- Dataset section
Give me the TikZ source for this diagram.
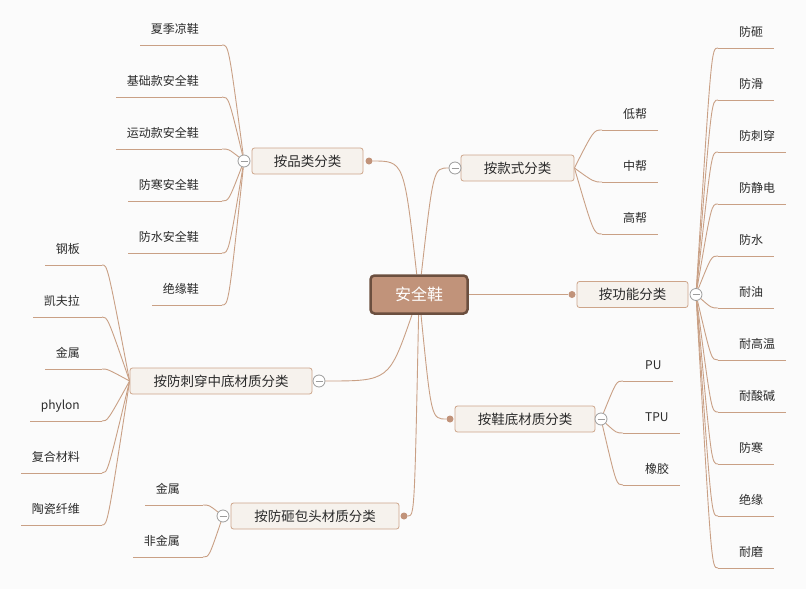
\documentclass[tikz,border=0pt]{standalone}
\usepackage{fontspec}
\setmainfont{Noto Sans CJK SC}
\usetikzlibrary{calc}
\pgfdeclarelayer{bg}
\pgfdeclarelayer{canvas}
\pgfsetlayers{canvas,bg,main}
\definecolor{bgc}{HTML}{FBFBFB}
\definecolor{linkc}{HTML}{C9A085}
\definecolor{boxfill}{HTML}{F6F2ED}
\definecolor{boxdraw}{HTML}{CDA58A}
\definecolor{rootfill}{HTML}{C1937A}
\definecolor{rootdraw}{HTML}{6B4F3F}
\definecolor{circc}{HTML}{9C9C9C}
\definecolor{txtc}{HTML}{2B2B2B}
\newcommand\mmlink[3]{\draw[link] (#1) .. controls ($(#1 |- #2)!#3!(#2)$) .. (#2);}
\begin{document}
\begin{tikzpicture}[x=1pt,y=-1pt,
  link/.style={draw=linkc, line width=0.9pt},
  rootbox/.style={draw=rootdraw, fill=rootfill, line width=2.5pt, rounded corners=4pt, text=white, font=\fontsize{16}{18}\selectfont, minimum width=97pt, minimum height=38pt, inner sep=0pt},
  branch/.style={draw=boxdraw, fill=boxfill, rounded corners=2.5pt, line width=0.8pt, font=\fontsize{13.5}{15}\selectfont, text=txtc, inner sep=0pt, minimum height=26pt},
  leaf/.style={font=\fontsize{12}{14}\selectfont, text=txtc, inner sep=0pt, text height=0.88em, text depth=0.12em},
  toggle/.style={circle, draw=circc, fill=white, line width=0.8pt, minimum size=12pt, inner sep=0pt,
    path picture={\draw[circc, line width=0.8pt] ([xshift=-3.5pt]path picture bounding box.center) -- ([xshift=3.5pt]path picture bounding box.center);}},
  dotc/.style={circle, fill=rootfill, minimum size=7pt, inner sep=0pt},
]
\useasboundingbox (0,0) rectangle (806,589);
\begin{pgfonlayer}{canvas}
\fill[bgc] (0,0) rectangle (806,589);
\end{pgfonlayer}

% root
\node[rootbox] (root) at (419,294.5) {安全鞋};

% branches
\node[branch, minimum width=111pt] (b1) at (307.5,161) {按品类分类};
\node[branch, minimum width=113pt] (b2) at (517.5,168) {按款式分类};
\node[branch, minimum width=111pt] (b3) at (632.5,294.5) {按功能分类};
\node[branch, minimum width=140pt] (b4) at (525,419) {按鞋底材质分类};
\node[branch, minimum width=182pt] (b5) at (221,381) {按防刺穿中底材质分类};
\node[branch, minimum width=168pt] (b6) at (315,516) {按防砸包头材质分类};

% toggles and dots
\node[toggle] (t1) at (244,161) {};
\node[toggle] (t2) at (455,168) {};
\node[toggle] (t3) at (696,294.5) {};
\node[toggle] (t4) at (601,419) {};
\node[toggle] (t5) at (319,381) {};
\node[toggle] (t6) at (223,516) {};
\node[dotc] (d1) at (369,161) {};
\node[dotc] (d3) at (572,294.5) {};
\node[dotc] (d4) at (450,419) {};
\node[dotc] (d6) at (404,516) {};

% main links
\begin{pgfonlayer}{bg}
\mmlink{root}{d1}{0.3}
\mmlink{root}{t2}{0.4}
\draw[link] (root) -- (d3);
\mmlink{root}{d4}{0.4}
\mmlink{root}{t5}{0.3}
\mmlink{root}{d6}{0.3}
\end{pgfonlayer}

% group 1: left, toggle t1
\foreach \t [count=\i from 0] in {夏季凉鞋,基础款安全鞋,运动款安全鞋,防寒安全鞋,防水安全鞋,绝缘鞋} {
  \pgfmathsetmacro\uy{45+52*\i}
  \node[leaf, anchor=east] (pn\i) at (199,\uy-15) {\t};
  \coordinate (pa\i) at (222,\uy);
  \coordinate (pb\i) at ($(pn\i.west |- pa\i)+(-11,0)$);
  \begin{pgfonlayer}{bg}
  \mmlink{t1}{pa\i}{0.7}
  \draw[link] (pa\i) -- (pb\i);
  \end{pgfonlayer}
}

% group 2: right of b2
\foreach \t [count=\i from 0] in {低帮,中帮,高帮} {
  \pgfmathsetmacro\uy{130+52*\i}
  \node[leaf, anchor=west] (kn\i) at (623,\uy-15) {\t};
  \coordinate (ka\i) at (602,\uy);
  \coordinate (kb\i) at ($(kn\i.east |- ka\i)+(11,0)$);
  \begin{pgfonlayer}{bg}
  \mmlink{b2.east}{ka\i}{0.7}
  \draw[link] (ka\i) -- (kb\i);
  \end{pgfonlayer}
}

% group 3: function
\foreach \t [count=\i from 0] in {防砸,防滑,防刺穿,防静电,防水,耐油,耐高温,耐酸碱,防寒,绝缘,耐磨} {
  \pgfmathsetmacro\uy{48+52*\i}
  \node[leaf, anchor=west] (fn\i) at (739,\uy-15) {\t};
  \coordinate (fa\i) at (718,\uy);
  \coordinate (fb\i) at ($(fn\i.east |- fa\i)+(11,0)$);
  \begin{pgfonlayer}{bg}
  \mmlink{t3}{fa\i}{0.7}
  \draw[link] (fa\i) -- (fb\i);
  \end{pgfonlayer}
}

% group 4: sole material
\foreach \t [count=\i from 0] in {PU,TPU,橡胶} {
  \pgfmathsetmacro\uy{381+52*\i}
  \node[leaf, anchor=west] (sn\i) at (645,\uy-15) {\t};
  \coordinate (sa\i) at (623,\uy);
  \coordinate (sb\i) at ($(sn\i.east |- sa\i)+(11,0)$);
  \begin{pgfonlayer}{bg}
  \mmlink{t4}{sa\i}{0.7}
  \draw[link] (sa\i) -- (sb\i);
  \end{pgfonlayer}
}

% group 5: puncture midsole, left of b5
\foreach \t [count=\i from 0] in {钢板,凯夫拉,金属,phylon,复合材料,陶瓷纤维} {
  \pgfmathsetmacro\uy{265+52*\i}
  \node[leaf, anchor=east] (mn\i) at (80,\uy-15) {\t};
  \coordinate (ma\i) at (102,\uy);
  \coordinate (mb\i) at ($(mn\i.west |- ma\i)+(-11,0)$);
  \begin{pgfonlayer}{bg}
  \mmlink{b5.west}{ma\i}{0.8}
  \draw[link] (ma\i) -- (mb\i);
  \end{pgfonlayer}
}

% group 6: toe cap, toggle t6
\foreach \t [count=\i from 0] in {金属,非金属} {
  \pgfmathsetmacro\uy{505+52*\i}
  \node[leaf, anchor=east] (hn\i) at (180,\uy-15) {\t};
  \coordinate (ha\i) at (203,\uy);
  \coordinate (hb\i) at ($(hn\i.west |- ha\i)+(-11,0)$);
  \begin{pgfonlayer}{bg}
  \mmlink{t6}{ha\i}{0.7}
  \draw[link] (ha\i) -- (hb\i);
  \end{pgfonlayer}
}
\end{tikzpicture}
\end{document}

- What is expected
Copy the material shown above in full and exactly. Skip the pictures.

- Solution to the exercise
Give me the TikZ source for this diagram.
\documentclass[tikz,border=0pt]{standalone}
\usepackage{fontspec}
\setmainfont{Noto Sans CJK SC}
\usetikzlibrary{calc}
\pgfdeclarelayer{bg}
\pgfdeclarelayer{canvas}
\pgfsetlayers{canvas,bg,main}
\definecolor{bgc}{HTML}{FBFBFB}
\definecolor{linkc}{HTML}{C9A085}
\definecolor{boxfill}{HTML}{F6F2ED}
\definecolor{boxdraw}{HTML}{CDA58A}
\definecolor{rootfill}{HTML}{C1937A}
\definecolor{rootdraw}{HTML}{6B4F3F}
\definecolor{circc}{HTML}{9C9C9C}
\definecolor{txtc}{HTML}{2B2B2B}
\newcommand\mmlink[3]{\draw[link] (#1) .. controls ($(#1 |- #2)!#3!(#2)$) .. (#2);}
\begin{document}
\begin{tikzpicture}[x=1pt,y=-1pt,
  link/.style={draw=linkc, line width=0.9pt},
  rootbox/.style={draw=rootdraw, fill=rootfill, line width=2.5pt, rounded corners=4pt, text=white, font=\fontsize{16}{18}\selectfont, minimum width=97pt, minimum height=38pt, inner sep=0pt},
  branch/.style={draw=boxdraw, fill=boxfill, rounded corners=2.5pt, line width=0.8pt, font=\fontsize{13.5}{15}\selectfont, text=txtc, inner sep=0pt, minimum height=26pt},
  leaf/.style={font=\fontsize{12}{14}\selectfont, text=txtc, inner sep=0pt, text height=0.88em, text depth=0.12em},
  toggle/.style={circle, draw=circc, fill=white, line width=0.8pt, minimum size=12pt, inner sep=0pt,
    path picture={\draw[circc, line width=0.8pt] ([xshift=-3.5pt]path picture bounding box.center) -- ([xshift=3.5pt]path picture bounding box.center);}},
  dotc/.style={circle, fill=rootfill, minimum size=7pt, inner sep=0pt},
]
\useasboundingbox (0,0) rectangle (806,589);
\begin{pgfonlayer}{canvas}
\fill[bgc] (0,0) rectangle (806,589);
\end{pgfonlayer}

% root
\node[rootbox] (root) at (419,294.5) {安全鞋};

% branches
\node[branch, minimum width=111pt] (b1) at (307.5,161) {按品类分类};
\node[branch, minimum width=113pt] (b2) at (517.5,168) {按款式分类};
\node[branch, minimum width=111pt] (b3) at (632.5,294.5) {按功能分类};
\node[branch, minimum width=140pt] (b4) at (525,419) {按鞋底材质分类};
\node[branch, minimum width=182pt] (b5) at (221,381) {按防刺穿中底材质分类};
\node[branch, minimum width=168pt] (b6) at (315,516) {按防砸包头材质分类};

% toggles and dots
\node[toggle] (t1) at (244,161) {};
\node[toggle] (t2) at (455,168) {};
\node[toggle] (t3) at (696,294.5) {};
\node[toggle] (t4) at (601,419) {};
\node[toggle] (t5) at (319,381) {};
\node[toggle] (t6) at (223,516) {};
\node[dotc] (d1) at (369,161) {};
\node[dotc] (d3) at (572,294.5) {};
\node[dotc] (d4) at (450,419) {};
\node[dotc] (d6) at (404,516) {};

% main links
\begin{pgfonlayer}{bg}
\mmlink{root}{d1}{0.3}
\mmlink{root}{t2}{0.4}
\draw[link] (root) -- (d3);
\mmlink{root}{d4}{0.4}
\mmlink{root}{t5}{0.3}
\mmlink{root}{d6}{0.3}
\end{pgfonlayer}

% group 1: left, toggle t1
\foreach \t [count=\i from 0] in {夏季凉鞋,基础款安全鞋,运动款安全鞋,防寒安全鞋,防水安全鞋,绝缘鞋} {
  \pgfmathsetmacro\uy{45+52*\i}
  \node[leaf, anchor=east] (pn\i) at (199,\uy-15) {\t};
  \coordinate (pa\i) at (222,\uy);
  \coordinate (pb\i) at ($(pn\i.west |- pa\i)+(-11,0)$);
  \begin{pgfonlayer}{bg}
  \mmlink{t1}{pa\i}{0.7}
  \draw[link] (pa\i) -- (pb\i);
  \end{pgfonlayer}
}

% group 2: right of b2
\foreach \t [count=\i from 0] in {低帮,中帮,高帮} {
  \pgfmathsetmacro\uy{130+52*\i}
  \node[leaf, anchor=west] (kn\i) at (623,\uy-15) {\t};
  \coordinate (ka\i) at (602,\uy);
  \coordinate (kb\i) at ($(kn\i.east |- ka\i)+(11,0)$);
  \begin{pgfonlayer}{bg}
  \mmlink{b2.east}{ka\i}{0.7}
  \draw[link] (ka\i) -- (kb\i);
  \end{pgfonlayer}
}

% group 3: function
\foreach \t [count=\i from 0] in {防砸,防滑,防刺穿,防静电,防水,耐油,耐高温,耐酸碱,防寒,绝缘,耐磨} {
  \pgfmathsetmacro\uy{48+52*\i}
  \node[leaf, anchor=west] (fn\i) at (739,\uy-15) {\t};
  \coordinate (fa\i) at (718,\uy);
  \coordinate (fb\i) at ($(fn\i.east |- fa\i)+(11,0)$);
  \begin{pgfonlayer}{bg}
  \mmlink{t3}{fa\i}{0.7}
  \draw[link] (fa\i) -- (fb\i);
  \end{pgfonlayer}
}

% group 4: sole material
\foreach \t [count=\i from 0] in {PU,TPU,橡胶} {
  \pgfmathsetmacro\uy{381+52*\i}
  \node[leaf, anchor=west] (sn\i) at (645,\uy-15) {\t};
  \coordinate (sa\i) at (623,\uy);
  \coordinate (sb\i) at ($(sn\i.east |- sa\i)+(11,0)$);
  \begin{pgfonlayer}{bg}
  \mmlink{t4}{sa\i}{0.7}
  \draw[link] (sa\i) -- (sb\i);
  \end{pgfonlayer}
}

% group 5: puncture midsole, left of b5
\foreach \t [count=\i from 0] in {钢板,凯夫拉,金属,phylon,复合材料,陶瓷纤维} {
  \pgfmathsetmacro\uy{265+52*\i}
  \node[leaf, anchor=east] (mn\i) at (80,\uy-15) {\t};
  \coordinate (ma\i) at (102,\uy);
  \coordinate (mb\i) at ($(mn\i.west |- ma\i)+(-11,0)$);
  \begin{pgfonlayer}{bg}
  \mmlink{b5.west}{ma\i}{0.8}
  \draw[link] (ma\i) -- (mb\i);
  \end{pgfonlayer}
}

% group 6: toe cap, toggle t6
\foreach \t [count=\i from 0] in {金属,非金属} {
  \pgfmathsetmacro\uy{505+52*\i}
  \node[leaf, anchor=east] (hn\i) at (180,\uy-15) {\t};
  \coordinate (ha\i) at (203,\uy);
  \coordinate (hb\i) at ($(hn\i.west |- ha\i)+(-11,0)$);
  \begin{pgfonlayer}{bg}
  \mmlink{t6}{ha\i}{0.7}
  \draw[link] (ha\i) -- (hb\i);
  \end{pgfonlayer}
}
\end{tikzpicture}
\end{document}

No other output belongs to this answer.